Judge PERLEY further says, page 293, — "In such cases the special powers thus granted are not held by the particular town or city under the general law, and as one of the political divisions of the country. The public duty grows out of the special grant of power, and though held and exercised by a town or city, the nature of the power granted is the same as if a like power had been conferred on a private corporation created to answer the same public object; and the cases above referred to hold the town or city liable to a civil action for neglect to perform a public duty arising from the grant of the special power in the same way, and, as I understand them, upon the same grounds and reasons as private corporations are held, which are clothed with the same powers and bound to the performance of the same public duties. So far as I have had opportunity to examine this class of cases, they appear to go upon the ground that the special power, though no direct pecuniary profit may be derived from it, is granted as an immunity and peculiar privilege for the benefit of the particular town or city, and is accepted, as in the case of a private corporation, upon the implied condition of performing the public duties imposed by and growing out of it. Henley v. Lyme Regis, 1 Bing. N.C. 222; Mears v. Wilmington, 9 Ired. 73; Mayor, c., of New York v. Bailey, 2 Den. 456."

It is well settled that a private action cannot be maintained against a town, or other quasi corporation, for a neglect of corporate duty, unless such action be given by statute. Riddle v. Proprietors of locks Canals,7 Mass. 187; Mower v. Leicester, 9 Mass. 247. "This rule of law, however, is of limited application. It is applied, in case of towns, only to the neglect or omission of a town to perform those duties which are imposed on all towns without their corporate assent, and exclusively for public purposes, and not to the neglect of those obligations which a town incurs when a special duty is imposed on it with its consent, express or implied, or a special authority is conferred on it at its request. In the latter cases, a town is subject to the same liabilities for the neglect of those special duties to which private corporations would be if the same duties were imposed or the same authority were conferred on them, including their liability for the wrongful neglect as well as the wrongful acts of their officers and agents." Bigelow v. Randolph, 14 Gray 541.

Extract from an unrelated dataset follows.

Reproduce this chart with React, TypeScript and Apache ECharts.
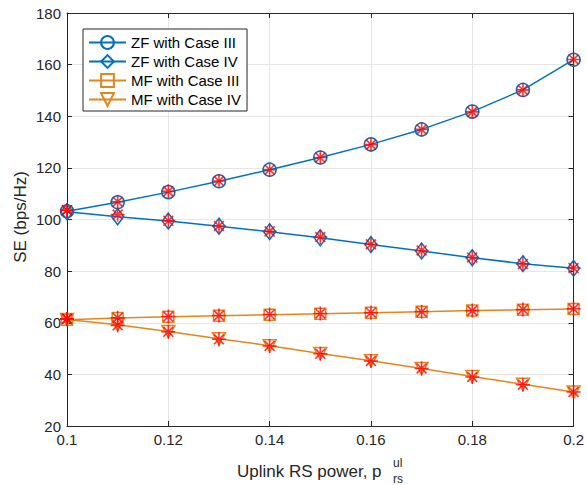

Child v. Boston, 4 Allen 41, is a case much in point, where it was held that sewers when constructed become the property of the city, and the duty of keeping them in repair devolves on the city; and the city is responsible for negligently suffering them to occasion a nuisance to the estates of the citizens whose private drains enter into them, if the nuisance does not result from their original plan of construction, and could be avoided by keeping them in proper condition. The plaintiff's drain entered the defendants' common sewer, which had its outlet *Page 295 in the south bay at the depth of some feet below high water. By means of a waste weir, the sewer was constructed to discharge into the empty basin in the back bay when the outlet into the south bay was closed by the tide, and the water in the sewer had risen high enough to reach the waste weir. The proprietors filled in against the sewer in the back bay, thereby preventing the discharge through the waste weir and the plaintiff's premises were flowed in consequence. HOAR, J., remarked, — "Here a special authority was conferred and accepted, involving important relations to individual proprietors of land, and entire control of an easement of such a nature that negligence might not only deprive those interested of a benefit which it was designed to afford, and for which they had paid, but produce consequences actively and directly pernicious. The duty to keep the sewer free from obstructions was a ministerial duty, and the defendants were liable for negligence in its exercise to any person to whom their negligence occasioned an injury."

Judge Cooley, in his work on Constitutional Limitations, page 248 says, — "The grant by the state to the municipality of a portion of its sovereign powers, and their acceptance for these beneficial purposes, is regarded as raising an implied promise on the part of the corporation to perform the corporate duties; and this implied contract, made with the sovereign power, enures to the benefit of every individual interested in its performance. In this respect these corporations are looked upon as occupying the same position as private corporations, which, having accepted a valuable franchise on condition of the performance of certain public duties, are held to contract, by the acceptance, for the performance of those duties." The authorities are very unanimous in support of this doctrine, and are cited on page 248 of Mr. Cooley's work.

As to the second and third questions raised by the defendants, the rule in such cases is stated in Rochester White Lead Co. v. Rochester,3 N.Y. 463, to be, that "a city is bound to exercise that care and prudence which a discreet and cautious individual would or ought to use if the whole loss or risk were to be his alone." In Hume v. The Mayor, c., of New York, 47 N.Y. 639, it is said, — "The city authorities are not bound to be experts, or skilled in mechanics and architecture, and can only be held to the extent of reasonable intelligence and ordinary care and prudence." Rockwood v. Wilson, 11 Cush. 221. In Johnson v. Haverhill, 35 N.H. 74, which was an action against the town for an injury resulting from an alleged defect in a highway, it was held that the question of negligence on the part of the town does not arise except incidentally, as it is involved in the question whether the defect exists, and this latter question may depend upon the manner in which the defect originated, and the circumstances of its continuance. In such case the question of negligence is a material inquiry. And where an obstruction exists by reason of inevitable accident, without fault or negligence on the part of any person, it is not an obstruction within the meaning, of the statute unless the town had notice of it, *Page 296 express or implied, and reasonable opportunity, by the exercise of proper care and vigilance, to have removed it before the accident occurred. It is well settled, that a municipal corporation is not liable for Injuries caused to individuals by obstructions on the highway not placed there by its own officials or by authority of the city government, until after actual notice of their existence, or until, by reason of the lapse of time, it should have had knowledge, and therefore actual notice may be presumed. Hume v. New YorK, supra, 646; Colley v. Westbrook, 57 Me. 181; Hunt v. Brooklyn, 35 Barb. 226; Cooley, page 249.

The case does not show that the referee did not apply these rules in weighing the evidence laid before him, and in coming to the conclusion which he reached. We cannot say, as matter of law, from the facts presented by the report, that the defendants did not act with the care and prudence that a discreet and cautious individual would if the whole loss or risk were to be borne by him alone. There is evidence tending to show that the thing which caused the obstruction in the sewer had been there for such a length of time that notice to the defendants must be presumed. But these were questions of fact, to be found by the referee according to the particular circumstances of this case — Johnson v. Haverhill, supra; and it is to be presumed, in the absence of any evidence to the contrary, that he applied the law correctly to the facts.